MATERIAL PROVIDED

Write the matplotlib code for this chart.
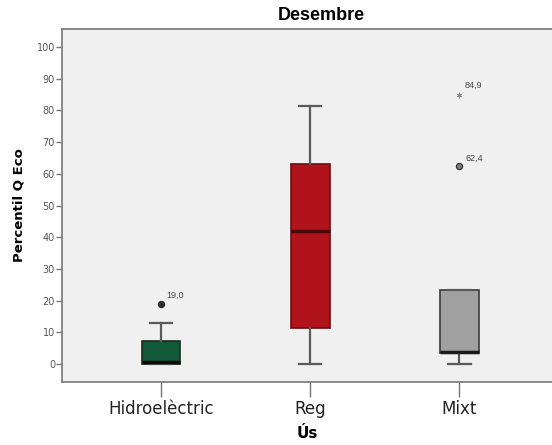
import matplotlib
matplotlib.use("Agg")
import matplotlib.pyplot as plt

categories = ["Hidroelèctric", "Reg", "Mixt"]
q1 = [0.0, 11.3, 3.4]
medians = [0.5, 42.0, 3.8]
q3 = [7.2, 63.0, 23.3]
whisk_lo = [0.0, 0.0, 0.0]
whisk_hi = [12.8, 81.5, 23.3]
outlier_vals = [[19.0], [], [62.4]]
outlier_labels = [["19,0"], [], ["62,4"]]
extreme_vals = [[], [], [84.9]]
extreme_labels = [[], [], ["84,9"]]
yticks = [0, 10, 20, 30, 40, 50, 60, 70, 80, 90, 100]

face_colors = ["#12593a", "#b0141a", "#a0a0a0"]
edge_colors = ["#1c2a1f", "#6e0c10", "#3a3a3a"]
median_colors = ["#0a0a0a", "#4a0506", "#1a1a1a"]

fig = plt.figure(figsize=(5.52, 4.45), dpi=100)
fig.patch.set_facecolor("white")
ax = fig.add_axes([62/552, 1-382/445, 1-62/552, (382-29)/445])
ax.set_facecolor("#f0f0f0")
plt.rcParams['font.family'] = ['Liberation Sans', 'DejaVu Sans']

stats = []
for i in range(len(categories)):
    stats.append(dict(med=medians[i], q1=q1[i], q3=q3[i],
                      whislo=whisk_lo[i], whishi=whisk_hi[i],
                      fliers=[], label=categories[i]))

bp = ax.bxp(stats, positions=range(len(categories)), widths=0.26,
            patch_artist=True, showfliers=False, showcaps=True)
for i, box in enumerate(bp['boxes']):
    box.set_facecolor(face_colors[i])
    box.set_edgecolor(edge_colors[i])
    box.set_linewidth(1.2)
for i, med in enumerate(bp['medians']):
    med.set_color(median_colors[i])
    med.set_linewidth(2.5)
for w in bp['whiskers']:
    w.set_color("#5a5a5a")
    w.set_linewidth(1.6)
for c in bp['caps']:
    c.set_color("#5a5a5a")
    c.set_linewidth(1.6)
    xd = c.get_xdata()
    mid = (xd[0] + xd[1]) / 2
    c.set_xdata([mid - 0.075, mid + 0.075])

for i in range(len(categories)):
    for v, lab in zip(outlier_vals[i], outlier_labels[i]):
        ax.plot(i, v, 'o', ms=4.5, mfc="#2a2a2a" if i == 0 else "#7a7a7a",
                mec="#2a2a2a", mew=0.8, zorder=5)
        ax.annotate(lab, (i, v), xytext=(4, 4), textcoords="offset points",
                    fontsize=6.5, color="#444444")
    for v, lab in zip(extreme_vals[i], extreme_labels[i]):
        ax.plot(i, v, marker=(6, 2, 0), ms=4, color="#888888", mew=0.6, zorder=5)
        ax.annotate(lab, (i, v), xytext=(4, 5), textcoords="offset points",
                    fontsize=6.5, color="#444444")

ax.set_xlim(-0.664, 2.62)
ax.set_ylim(-5.7, 105.7)
ax.set_yticks(yticks)
ax.set_yticklabels([str(t) for t in yticks], fontsize=7, color="#555555")
ax.set_xticks(range(len(categories)))
ax.set_xticklabels(categories, fontsize=12, color="#222222")
ax.tick_params(axis='y', length=4, width=1, color="#777777", pad=1)
ax.tick_params(axis='x', length=11, width=1, color="#777777", pad=2)

for s in ["left", "bottom", "top"]:
    ax.spines[s].set_color("#777777")
    ax.spines[s].set_linewidth(1.2)
ax.spines["right"].set_visible(False)

ax.set_ylabel("Percentil Q Eco", fontsize=9.5, fontweight="bold", labelpad=8)
ax.set_xlabel("Ús", fontsize=11, fontweight="bold", labelpad=6)
fig.text(321/552, 1-15/445, "Desembre", fontsize=13, fontweight="bold",
         ha="center", va="center")

fig.savefig("out.png", dpi=100)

PROBLEM TO SOLVE
Transcribe the opening line of the listing above, please, and every line after it through the line with "fliers=[], label=categories[i]))", word for word, without pictures.

RESULT
Write the matplotlib code for this chart.
import matplotlib
matplotlib.use("Agg")
import matplotlib.pyplot as plt

categories = ["Hidroelèctric", "Reg", "Mixt"]
q1 = [0.0, 11.3, 3.4]
medians = [0.5, 42.0, 3.8]
q3 = [7.2, 63.0, 23.3]
whisk_lo = [0.0, 0.0, 0.0]
whisk_hi = [12.8, 81.5, 23.3]
outlier_vals = [[19.0], [], [62.4]]
outlier_labels = [["19,0"], [], ["62,4"]]
extreme_vals = [[], [], [84.9]]
extreme_labels = [[], [], ["84,9"]]
yticks = [0, 10, 20, 30, 40, 50, 60, 70, 80, 90, 100]

face_colors = ["#12593a", "#b0141a", "#a0a0a0"]
edge_colors = ["#1c2a1f", "#6e0c10", "#3a3a3a"]
median_colors = ["#0a0a0a", "#4a0506", "#1a1a1a"]

fig = plt.figure(figsize=(5.52, 4.45), dpi=100)
fig.patch.set_facecolor("white")
ax = fig.add_axes([62/552, 1-382/445, 1-62/552, (382-29)/445])
ax.set_facecolor("#f0f0f0")
plt.rcParams['font.family'] = ['Liberation Sans', 'DejaVu Sans']

stats = []
for i in range(len(categories)):
    stats.append(dict(med=medians[i], q1=q1[i], q3=q3[i],
                      whislo=whisk_lo[i], whishi=whisk_hi[i],
                      fliers=[], label=categories[i]))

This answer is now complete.